The protocol’s flexibility supports emerging use cases in cross-chain governance, oracle data sharing, and NFT transfers. Chains can implement custom IBC applications by defining their own packet structures and handling logic while leveraging the standardized transport and security layers. This extensibility means IBC continues to evolve with the needs of the broader blockchain ecosystem, serving as infrastructure for innovations that haven’t yet been imagined.
IBC Ecosystem
The Cosmos ecosystem represents IBC’s primary deployment, with dozens of interconnected chains exchanging billions of dollars in value monthly. Major chains including Osmosis, Cosmos Hub, Juno, and Stride all communicate via IBC, creating a vibrant interchain economy. The standardization has enabled specialized chains to emerge, each optimizing for specific use cases while maintaining seamless connectivity with the broader ecosystem. This has validated the vision of application-specific blockchains that don’t sacrifice interoperability for specialization.
IBC’s adoption is expanding beyond Cosmos-native chains through implementations for other blockchain architectures. Projects are bringing IBC to Ethereum and its Layer 2 networks, Polkadot parachains, and other ecosystems that seek trustless interoperability. Polymer, for instance, is building IBC infrastructure specifically for Ethereum rollups, potentially bringing Cosmos-style interoperability to the broader EVM ecosystem. These efforts suggest IBC could become a universal standard for blockchain communication rather than remaining confined to a single ecosystem.
The interchain vision supported by IBC has influenced blockchain architecture more broadly, demonstrating that sovereignty and interoperability are not mutually exclusive. As more chains adopt the protocol, network effects strengthen the ecosystem, making IBC connectivity increasingly valuable for new projects. The development of IBC-adjacent standards and tooling continues to lower barriers for implementation, accelerating the protocol’s spread across the decentralized landscape.
Challenges and Evolution
Despite its elegant design, IBC faces challenges that ongoing development seeks to address. Latency represents a fundamental constraint, as cross-chain transactions require multiple block confirmations on both chains plus relayer overhead. For time-sensitive applications like arbitrage or liquidations, this latency can be prohibitive compared to single-chain execution. Researchers are exploring optimistic approaches and parallel processing to reduce end-to-end transaction times while maintaining security guarantees.
The relayer infrastructure, while permissionless, requires economic sustainability for reliable operation.

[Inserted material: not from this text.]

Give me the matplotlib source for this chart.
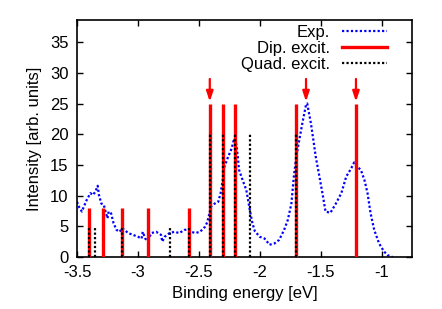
import matplotlib
matplotlib.use("Agg")
import matplotlib.pyplot as plt
import numpy as np

plt.rcParams['font.family'] = ['Liberation Sans', 'DejaVu Sans']

exp_x = [-3.50, -3.48, -3.46, -3.45, -3.42, -3.39, -3.37, -3.35, -3.33, -3.32,
         -3.30, -3.28, -3.27, -3.25, -3.24, -3.22, -3.20, -3.175, -3.15, -3.13,
         -3.11, -3.08, -3.04, -3.00, -2.97, -2.96, -2.94, -2.92, -2.89, -2.85,
         -2.81, -2.80, -2.78, -2.74, -2.70, -2.66, -2.62, -2.59, -2.56, -2.53,
         -2.49, -2.45, -2.43, -2.40, -2.37, -2.34, -2.32, -2.30, -2.29, -2.26,
         -2.23, -2.21, -2.19, -2.18, -2.17, -2.14, -2.11, -2.08, -2.06, -2.04,
         -2.00, -1.96, -1.92, -1.88, -1.84, -1.80, -1.77, -1.74, -1.72, -1.70,
         -1.675, -1.65, -1.62, -1.61, -1.60, -1.58, -1.56, -1.54, -1.51, -1.48,
         -1.46, -1.42, -1.375, -1.33, -1.29, -1.25, -1.225, -1.20, -1.17, -1.14,
         -1.115, -1.09, -1.06, -1.02, -0.98, -0.95, -0.91]
exp_y = [9.0, 8.0, 7.4, 7.9, 9.3, 10.4, 10.1, 10.6, 11.6, 10.1,
         8.7, 8.5, 7.7, 6.3, 7.4, 7.1, 5.5, 4.4, 4.1, 4.7,
         4.4, 3.9, 3.6, 3.3, 3.0, 4.1, 3.0, 2.6, 3.9, 4.1,
         3.6, 2.5, 3.3, 3.9, 4.1, 3.9, 4.4, 4.5, 4.1, 3.9,
         4.1, 4.9, 5.7, 8.2, 8.7, 9.0, 10.5, 13.0, 14.7, 16.3,
         17.7, 19.3, 18.2, 16.3, 14.2, 12.5, 10.9, 7.5, 5.5, 4.2,
         3.3, 3.0, 2.0, 2.2, 2.8, 4.4, 6.0, 8.7, 13.1, 16.3,
         19.1, 21.8, 24.8, 25.0, 23.9, 21.8, 19.1, 16.3, 13.1, 9.8,
         7.4, 7.2, 8.7, 10.4, 13.1, 14.4, 15.4, 14.7, 14.2, 12.5,
         10.4, 7.1, 4.4, 2.2, 0.9, 0.3, 0.0]

dip_x = [-3.40, -3.29, -3.13, -2.92, -2.58, -2.41, -2.30, -2.20, -1.70, -1.21]
dip_y = [8, 8, 8, 8, 8, 25, 25, 25, 25, 25]

quad_x = [-3.40, -3.35, -3.13, -2.74, -2.58, -2.41, -2.30, -2.20, -2.08, -1.70]
quad_y = [5, 5, 5, 5, 5, 20, 20, 20, 20, 20]

arrow_x = [-2.41, -1.62, -1.21]
arrow_top = 29.0
arrow_tip = 25.3

xticks = [-3.5, -3, -2.5, -2, -1.5, -1]
xticklabels = ['-3.5', '-3', '-2.5', '-2', '-1.5', '-1']
yticks = [0, 5, 10, 15, 20, 25, 30, 35]

fig = plt.figure(figsize=(4.42, 3.09), dpi=100)
ax = fig.add_axes([77/442, 52/309, 335/442, 237/309])

ax.plot(exp_x, exp_y, color='#0000ff', linestyle=(0, (1, 1)), linewidth=1.6,
        label='Exp.', zorder=2)
ax.vlines(dip_x, 0, dip_y, color='#ff0000', linewidth=2.4, zorder=3)
ax.vlines(quad_x, 0, quad_y, color='black', linewidth=1.6,
          linestyles=[(0, (1, 1))], zorder=4)
for xa in arrow_x:
    ax.annotate('', xy=(xa, arrow_tip), xytext=(xa, arrow_top),
                arrowprops=dict(arrowstyle='-|>,head_length=0.6,head_width=0.2',
                                color='#ff0000', lw=1.6, shrinkA=0, shrinkB=0),
                zorder=5)

# legend proxies
ax.plot([], [], color='#ff0000', linewidth=2.4, label='Dip. excit.')
ax.plot([], [], color='black', linewidth=1.6, linestyle=(0, (1, 1)), label='Quad. excit.')

ax.set_xlim(-3.5, -0.75)
ax.set_ylim(0, 38.6)
ax.set_xticks(xticks)
ax.set_xticklabels(xticklabels)
ax.set_yticks(yticks)
ax.tick_params(direction='in', top=True, right=True, length=4, width=1,
               labelsize=12, pad=6)
for s in ax.spines.values():
    s.set_linewidth(1.2)

ax.set_xlabel('Binding energy [eV]', fontsize=12, labelpad=4)
ax.set_ylabel('Intensity [arb. units]', fontsize=12, labelpad=6)

ax.legend(loc='upper right', bbox_to_anchor=(0.94, 1.0), frameon=False,
          markerfirst=False, fontsize=12, handlelength=2.7, handletextpad=0.7,
          labelspacing=0.05, borderaxespad=0.1, borderpad=0.2)

fig.savefig('out.png', dpi=100)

Running relayers costs gas fees on multiple chains, and without robust incentive mechanisms, the network depends heavily on altruistic operators or protocol subsidies. Standardizing relayer compensation and building reliable relayer networks remains an active area of development, with various approaches being tested across different chain pairs.
IBC continues to evolve with new standards addressing identified limitations and emerging use cases. Improvements to light client implementations reduce on-chain verification costs, making IBC more practical for resource-constrained environments. Work on multi-hop routing would allow packets to traverse intermediate chains, expanding connectivity without requiring direct channel establishment. As the protocol matures, the focus shifts increasingly toward user experience, developer tooling, and seamless integration that abstracts away the complexity of cross-chain operations.